In February 2019, Germany’s national competition regulator, the Bundeskartellamt, concluded a three-year investigation into Facebook’s use of personal data and ordered the company to change its data practices for German users. The investigation and ruling marks a huge step forward for using data protection law as a standard to examine and address exploitative practices by large internet companies.

The competition authority’s investigation focused on Facebook’s terms and conditions, which enable Facebook to collect and combine user data from third-party websites and apps into the platform even where users set their internet browsers to block activity tracking. It questioned whether these terms are unfair or violate data protection provisions including the General Data Protection Regulation (GDPR), and whether this unfair or illegal data collection constitutes an abuse of dominance in the social networks market.

The Bundeskartellamt found that Facebook’s terms are contrary to data protection law as they enable Facebook to collect an almost unlimited amount of personal data from third-party sources without genuine user consent. Personal data flows automatically to Facebook whenever a user opens a web-page that has a visible Facebook plugin or that uses Facebook Analytics as a background service. Facebook users cannot opt out of this data collection and subsequent use but are instead forced to agree to the practice in order to access the platform.
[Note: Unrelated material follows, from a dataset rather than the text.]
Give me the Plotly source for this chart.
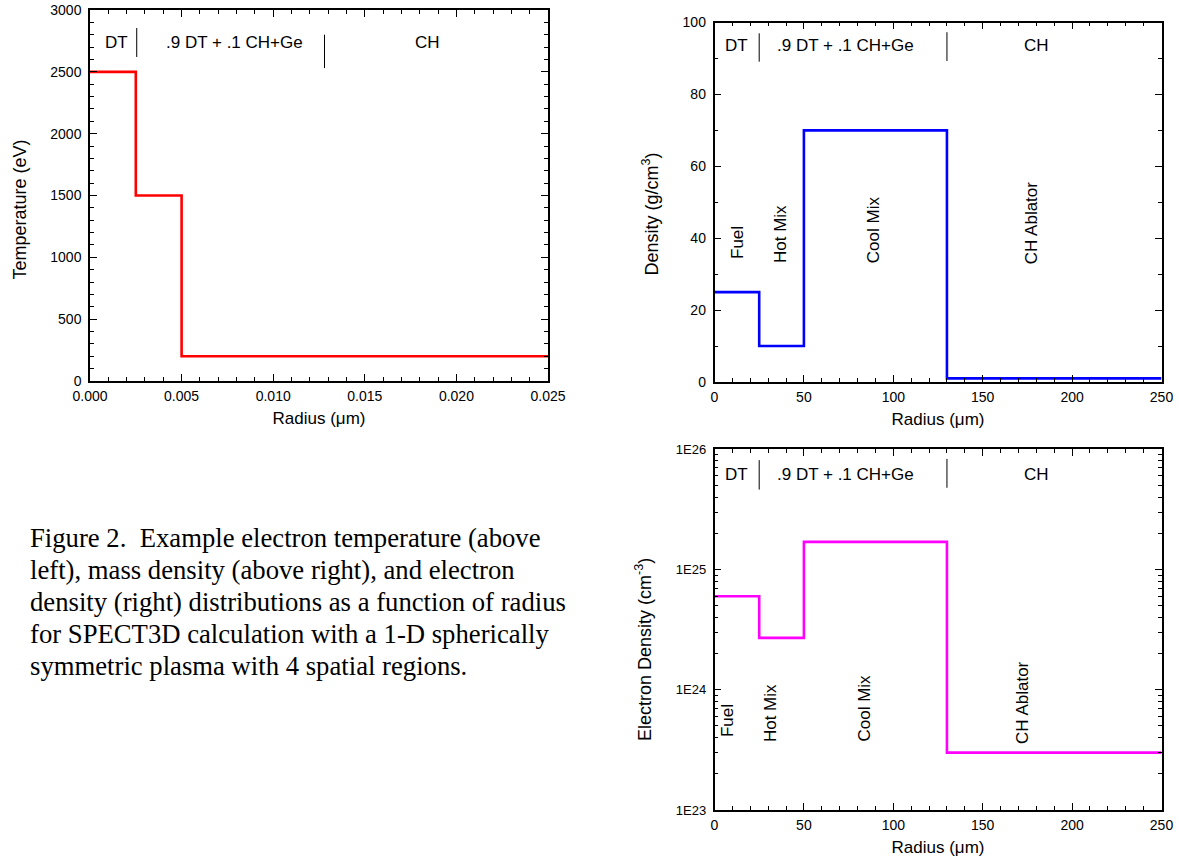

The Bundeskartellamt also found that the extent to which Facebook collects, merges and uses data in user accounts amounts to an abuse of the social network’s market dominance. This was a particularly innovative finding. Before this investigation, the market category of “social networks” had not been defined nor analysed. Instead, competition authorities assessing, for example, mergers simply considered Facebook’s fiscal share of the overall advertising market, which has typically let the company off the hook for its shady data processing activities.

The ruling sends a powerful signal to Facebook that it is not beyond the reach of competition authorities’ jurisdiction. It could set an important precedent for other European competition enforcers looking to use data privacy or consumer protection to pursue dominant data-collecting companies. It may even have influence further abroad, given Senator Elizabeth Warren’s manifesto in the United States presidential election campaign to break up big tech.